There are many causes for the current supply chain problems, but one of them is that US ports have limited capacity; as of earlier this week there were 55 ships waiting to access the ports of LA and Long Beach, with an eight-day wait, partly because total volume at the port is up 80% Y/Y for the first half of this year. One rumored solution is 24/7 operations. At one level, it's impressive that warehouses and shelves are still stocked given the vast increase in consumption relative to 2019, and especially relative to expectations in early 2020. But at another level, it's an opportunity to look at some of the legacy limitations of the US supply chain, and at how relaxing them might lead to a system that's flexible enough to handle wide swings in demand.
The World Bank is discontinuing its ease-of-doing-business report after an investigation showed that the report's outcomes were being gamed to improve China's rankings ($, WSJ). There is something very meta about this, since manipulating a major international organization into publishing altered numbers does indeed show a commitment to doing as much business as possible. In one sense, the report is covering one kind of ease of doing business—explicit rules and minimal red tape—while underrating a model where there's lots of red tape, some of the rules are unwritten, but as a consequence working with the right people means getting things approved faster than they would be in a more formal and legible system. It also illustrates a broad problem: the demand for quantitative rankings of qualitative factors far exceeds the supply of rigorous ways to rank those qualitative factors, so ultimately every ranking is going to be based in part on how well it lines up with preexisting assumptions. A perfect ranking isn't possible, and the plausible alternative is one that's determined by noisy biases rather than a desire to make one particular country come out ahead.

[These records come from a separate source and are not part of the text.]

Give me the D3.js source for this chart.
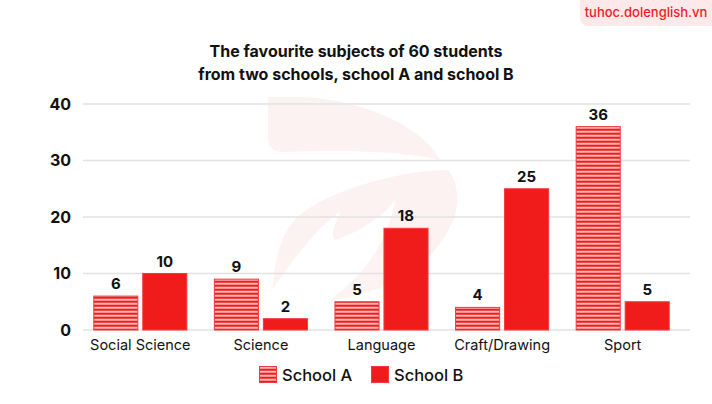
<!DOCTYPE html>
<html>
<head>
<meta charset="utf-8">
<script src="https://cdn.jsdelivr.net/npm/d3@7"></script>
<style>
  body { margin: 0; background: #fff; }
  svg { display: block; font-family: Inter, "Noto Sans", sans-serif; }
</style>
</head>
<body>
<svg id="chart"></svg>
<script>
// data
var subjects = ["Social Science", "Science", "Language", "Craft/Drawing", "Sport"];
var schoolA = [6, 9, 5, 4, 36];
var schoolB = [10, 2, 18, 25, 5];
var seriesNames = ["School A", "School B"];
var yTicks = [0, 10, 20, 30, 40];

var width = 712, height = 404;
var red = "#f01b1b";

var svg = d3.select("#chart")
    .attr("width", width)
    .attr("height", height);

// stripe pattern for school A
var defs = svg.append("defs");
var pat = defs.append("pattern")
    .attr("id", "stripes")
    .attr("patternUnits", "userSpaceOnUse")
    .attr("width", 8)
    .attr("height", 4)
    .attr("y", 0.5);
pat.append("rect").attr("width", 8).attr("height", 4).attr("fill", red);
pat.append("rect").attr("y", 2.6).attr("width", 8).attr("height", 1.4).attr("fill", "#fff");

// watermark badge top right
svg.append("rect")
    .attr("x", 580).attr("y", -10)
    .attr("width", 140).attr("height", 36)
    .attr("rx", 8)
    .attr("fill", "#fde9e9");
svg.append("text")
    .attr("x", 646).attr("y", 17)
    .attr("text-anchor", "middle")
    .attr("fill", "#ee1c25")
    .style("font-size", "13px")
    .style("font-weight", 500)
    .text("tuhoc.dolenglish.vn");

// faint logo in the background
var logo = svg.append("g").attr("fill", "#e8302f").attr("opacity", 0.06);
logo.append("path")
    .attr("d", "M268,97 L300,97 C370,100 425,130 440,160 C400,150 330,150 285,152 C272,152 268,146 268,138 Z");
logo.append("path")
    .attr("d", "M448,170 C400,170 330,190 300,215 C280,232 275,260 272,290 C300,250 320,225 340,212 C335,225 330,235 335,240 C360,232 385,215 395,200 C390,235 370,270 330,300 C390,295 440,260 455,215 C460,195 456,180 448,170 Z");

// title
var title = svg.append("text")
    .attr("text-anchor", "middle")
    .attr("fill", "#111")
    .style("font-size", "16px")
    .style("font-weight", 700);
title.append("tspan").attr("x", 356).attr("y", 57).text("The favourite subjects of 60 students");
title.append("tspan").attr("x", 356).attr("y", 80).text("from two schools, school A and school B");

// scales
var y = d3.scaleLinear().domain([0, 40]).range([330, 104]);
var x0 = d3.scaleBand().domain(subjects).range([80, 683]).paddingInner(0.22).paddingOuter(0.11);
var x1 = d3.scaleBand().domain(seriesNames).range([0, x0.bandwidth()]).paddingInner(0.08);

// grid lines
svg.append("g").selectAll("line")
    .data(yTicks)
    .join("line")
    .attr("x1", 83).attr("x2", 690)
    .attr("y1", function(d) { return y(d); })
    .attr("y2", function(d) { return y(d); })
    .attr("stroke", "#e2e2e2")
    .attr("stroke-width", 1.5);

// y axis labels
var yAxis = svg.append("g")
    .attr("transform", "translate(71,0)")
    .call(d3.axisLeft(y).tickValues(yTicks).tickSize(0).tickPadding(0));
yAxis.select(".domain").remove();
yAxis.selectAll("text")
    .attr("fill", "#111")
    .style("font-family", "Inter, sans-serif")
    .style("font-size", "16px")
    .style("font-weight", 700);

// x axis labels
var xAxis = svg.append("g")
    .attr("transform", "translate(0,336)")
    .call(d3.axisBottom(x0).tickSize(0).tickPadding(0));
xAxis.select(".domain").remove();
xAxis.selectAll("text")
    .attr("fill", "#111")
    .attr("dy", "0.95em")
    .style("font-family", "Inter, sans-serif")
    .style("font-size", "14.5px");

// bars
var rows = subjects.map(function(s, i) {
    return [
        { subject: s, series: "School A", value: schoolA[i] },
        { subject: s, series: "School B", value: schoolB[i] }
    ];
});

var groups = svg.append("g").selectAll("g")
    .data(rows)
    .join("g")
    .attr("transform", function(d) { return "translate(" + x0(d[0].subject) + ",0)"; });

groups.selectAll("rect")
    .data(function(d) { return d; })
    .join("rect")
    .attr("x", function(d) { return x1(d.series) + 0.5; })
    .attr("y", function(d) { return y(d.value); })
    .attr("width", x1.bandwidth() - 1)
    .attr("height", function(d) { return y(0) - y(d.value); })
    .attr("fill", function(d) { return d.series == "School A" ? "url(#stripes)" : red; })
    .attr("stroke", "#f2393b")
    .attr("stroke-width", 1);

groups.selectAll("text")
    .data(function(d) { return d; })
    .join("text")
    .attr("x", function(d) { return x1(d.series) + x1.bandwidth() / 2; })
    .attr("y", function(d) { return y(d.value) - 7; })
    .attr("text-anchor", "middle")
    .attr("fill", "#111")
    .style("font-size", "15px")
    .style("font-weight", 700)
    .text(function(d) { return d.value; });

// legend
var legend = svg.append("g");
var legendX = [259, 371];
seriesNames.forEach(function(name, i) {
    legend.append("rect")
        .attr("x", legendX[i] + 0.5).attr("y", 366.5)
        .attr("width", 17).attr("height", 16)
        .attr("fill", i == 0 ? "url(#stripes)" : red)
        .attr("stroke", "#f2393b");
    legend.append("text")
        .attr("x", legendX[i] + 23).attr("y", 381)
        .attr("fill", "#111")
        .style("font-size", "16.5px")
        .style("font-weight", 500)
        .text(name);
});
</script>
</body>
</html>
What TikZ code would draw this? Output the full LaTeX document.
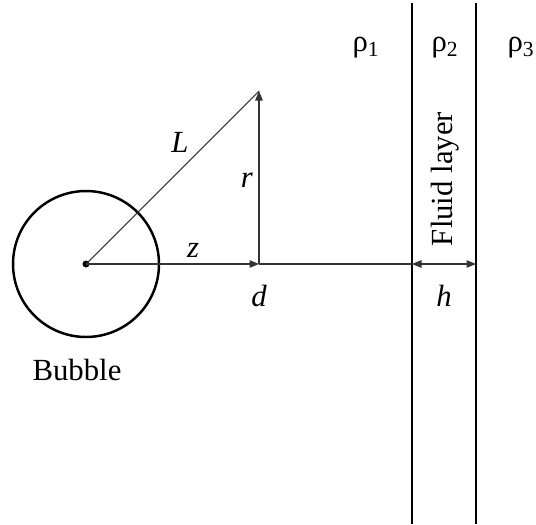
\documentclass[tikz,border=0pt]{standalone}
\usepackage{fontspec}
\setmainfont{Liberation Serif}
\usetikzlibrary{arrows.meta, positioning}

\begin{document}
\begin{tikzpicture}[
        x=0.02cm, y=-0.02cm,
        font=\fontsize{17.5}{21}\selectfont,
        wall/.style={line width=1.4pt, draw=black},
        bubble/.style={circle, draw=black, line width=1.4pt, minimum size=2.92cm, inner sep=0pt},
        dot/.style={circle, fill=black, minimum size=0.14cm, inner sep=0pt},
        thinline/.style={line width=0.6pt, draw=black!80},
        arrow/.style={thinline, -{Triangle[length=0.19cm, width=0.15cm]}},
        label/.style={inner sep=1pt}
    ]
        \useasboundingbox (0,0) rectangle (536,524);

        % Bubble
        \node[dot] (O) at (86,264) {};
        \node[bubble] (B) at (O) {};
        \node[label] (Btxt) at (77,370) {Bubble};

        % Points
        \coordinate (A) at (259,91);
        \coordinate (D) at (259,264);
        \coordinate (W1) at (412,264);
        \coordinate (W2) at (476,264);

        % Walls of the fluid layer
        \draw[wall] (412,3) -- (412,524);
        \draw[wall] (476,3) -- (476,524);

        % Connectors
        \draw[thinline] (O.center) -- (A);
        \draw[arrow] (O.center) -- (D);
        \draw[arrow] (D) -- (A);
        \draw[thinline] (D) -- (W1);
        \draw[thinline, {Triangle[length=0.19cm, width=0.15cm]}-{Triangle[length=0.19cm, width=0.15cm]}] (W1) -- (W2);

        % Labels
        \node[label] (Ltxt) at (180,142) {\textit{L}};
        \node[label] (rtxt) at (247,180) {\textit{r}};
        \node[label] (ztxt) at (193,250) {\textit{z}};
        \node[label] (dtxt) at (259,296) {\textit{d}};
        \node[label] (htxt) at (444,296) {\textit{h}};
        \node[label, rotate=90] (fluid) at (445,179) {Fluid layer};
        \node[label] (rho1) at (366,48) {ρ\textsubscript{1}};
        \node[label] (rho2) at (445,48) {ρ\textsubscript{2}};
        \node[label] (rho3) at (521,48) {ρ\textsubscript{3}};

    \end{tikzpicture}
\end{document}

Amazon is splitting its customer service offering from its general fulfillment service, letting merchants use Amazon's customer service even if they do their own warehousing and shipping. Amazon's model focuses relentlessly on figuring out exactly what can be unbundled, and then slicing every subset of their offerings as finely as possible so they can satisfy every incremental bit of demand. The immediate effect of this is to drive a bit more revenue, and to have a more measurable system—the more of Amazon that can be evaluated through its own P&L statement, the easier it is for them to allocate capital. But this process is also one of the drivers of the e-commerce rollup business: it makes working with Amazon increasingly complicated, which creates a niche for companies that specialize in figuring out which Amazon services are worth buying, and when.
(Disclosure: I am long Amazon.)
"Yandex" is partly a pun, since "Я" is pronounced "Ya" and means "I" in Russian. It's also an abbreviation for "Yet Another Indexer," and it's unclear if this influenced Yahoo's later claim to be "Yet Another Hierarchical Officious Oracle" a few years later.